For applications, developers no longer need to ensure they shut down every service cleanly in every scenario (e.g. error cases). Using the with helper functions makes this easier, but results in heavily nested and hard-to-read code. With service-lifecycle, it becomes very clear what is running and what order the dependencies are in
Our experience
Conforming libraries to service-lifecycle
In the case of components which already have a single run function, adopting service-lifecycle is trivial and has made our code much simpler to write and to understand. Furthermore, we now have a concept of graceful shutdown, which allows us to implement more complex shutdown functions. For example, a HTTP server can wait for requests to finish when asked to shutdown gracefully, but forcefully stop them when the Task is cancelled.
Adapting legacy libraries
For components which are not based on the pattern of a single run function, it is not too difficult to adapt.
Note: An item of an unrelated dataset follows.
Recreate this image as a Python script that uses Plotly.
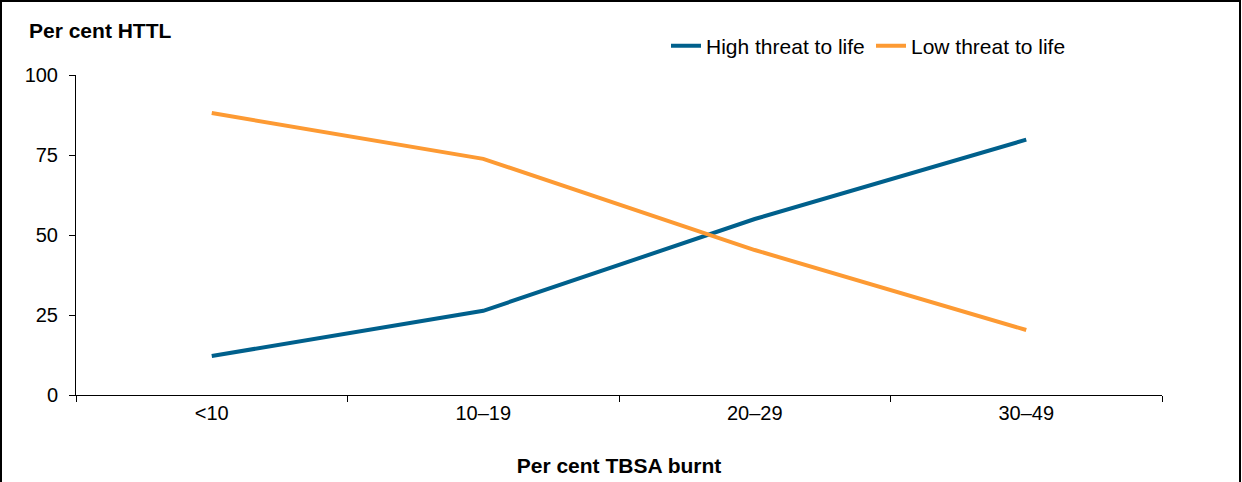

We found there are 2 common patterns.
The first is components which have a start function and a stop function, and some way to wait for the shutdown to happen
They can implement a run function as follows
public func run() async throws {
await cancelOnGracefulShutdown {
try await withTaskCancellationHandler {
try await self.start()
try await shutdownFuture.get()
} onCancel: {
self.shutdown()
}
}
}
The second type is components which have no way of waiting until shutdown. They need some way to pause until shutdown is requested.
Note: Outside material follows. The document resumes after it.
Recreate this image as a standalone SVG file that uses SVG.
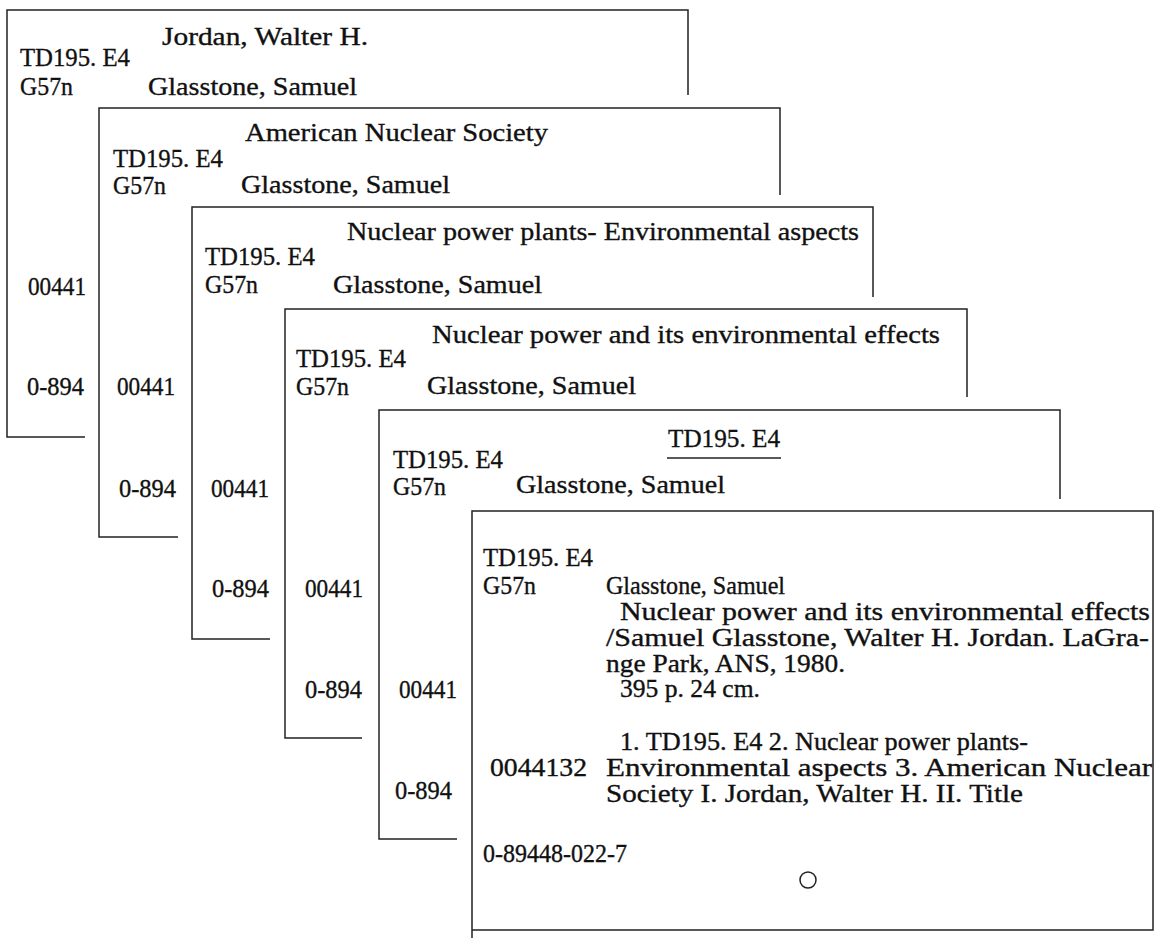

For example, AsyncHTTPClient does not have any equivalent to the run function but instead requires shutting down once it is no longer needed. We want to use AHC in projects which otherwise use service-lifecycle. We achieved this by implementing the conformance ourselves with 2 steps
- Do nothing until shutdown signal is received
- Shutdown
This requires blocking execution until the shutdown signal is received. We implemented an actor to keep track of this state, as follows:
actor CancellationWaiter {
private var taskContinuation: CheckedContinuation<Void, Never>?
init() {}
func wait() async {
await withTaskCancellationHandler {
await withGracefulShutdownHandler {
await withCheckedContinuation { continuation in
self.taskContinuation = continuation
}
} onGracefulShutdown: {
Task {
await self.stop()
}
}
} onCancel: {
Task {
await self.stop()
}
}
}
private func stop() {
self.taskContinuation?.resume()
self.taskContinuation = nil
}
}
Then the run function can be implemented as
extension HTTPClient: Service {
public func run() async throws {
await CancellationWaiter().wait()
try await self.shutdown()
}
}
This is quite verbose, but is a small price to pay. In exchange, our adopters can specify their dependencies and have the lifecycle managed for them.
In any case, care is needed to ensure that the run function does not terminate prematurely, as this is considered an error by service-lifecycle, and would trigger a full shutdown of all services.
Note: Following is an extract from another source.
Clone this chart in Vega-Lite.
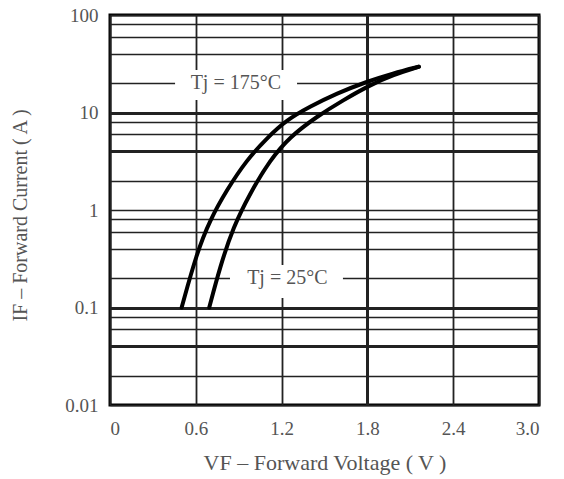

Adopting service-lifecycle in applications
Our applications which use service-lifecycle typically need to instantiate the services one-by-one, often in a particular order if one service needs a reference to another
These services then need to be added to the ServiceGroup and run. The api is generally simple and easy to use.
This makes it very easy to handle the shutdown, as it is done for us and done in order. However, if using legacy libraries, these either need to be adapted using the pattern above, or managed separately outside of the ServiceGroup.
It is easy to forget to add a service to the service group, this results in it not running which can cause the application to not work correctly.
This is a big improvement over the patterns we were previously using. Adopters don’t need to worry about ensuring every service is shutdown correctly and about handling signals.
Testing a library with service-lifecycle
The run function of a Service is a normal Swift function and so can be tested trivially. For checking shutdown is handled correctly, ServiceLifecycleTestKit provides a try await testGracefulShutdown { shutdownManager in helper function. We simply need to start our service, then call shutdownManager.triggerGracefulShutdown() and then assert that the service has shut down. Depending on the service, we might want to do further assertions that things were shutdown cleanly/correctly
This is really clean and simple!
Nesting services
For advanced use-cases, we found the API to be flexible enough to allow us to nest services. I.e., we could have our run function implemented as running a TaskGroup, which then runs multiple services underneath. This allows us to expose a group of Services as a single Service to our adopters.
Shortcomings
One potential shortcoming of the current API is there is no way to wait for a service to finish starting up. Services are started up one after the other. However, it is possible to work around this. For example, we can wrap service B in a LazyService (an implementation of Service which waits for a continuation from service A before running underlying service B). This way, we ensure B is not started before A has reached a certain point in its startup.
Service-lifecycle should be able to add helper functions for these use cases in future if needed, without breaking API.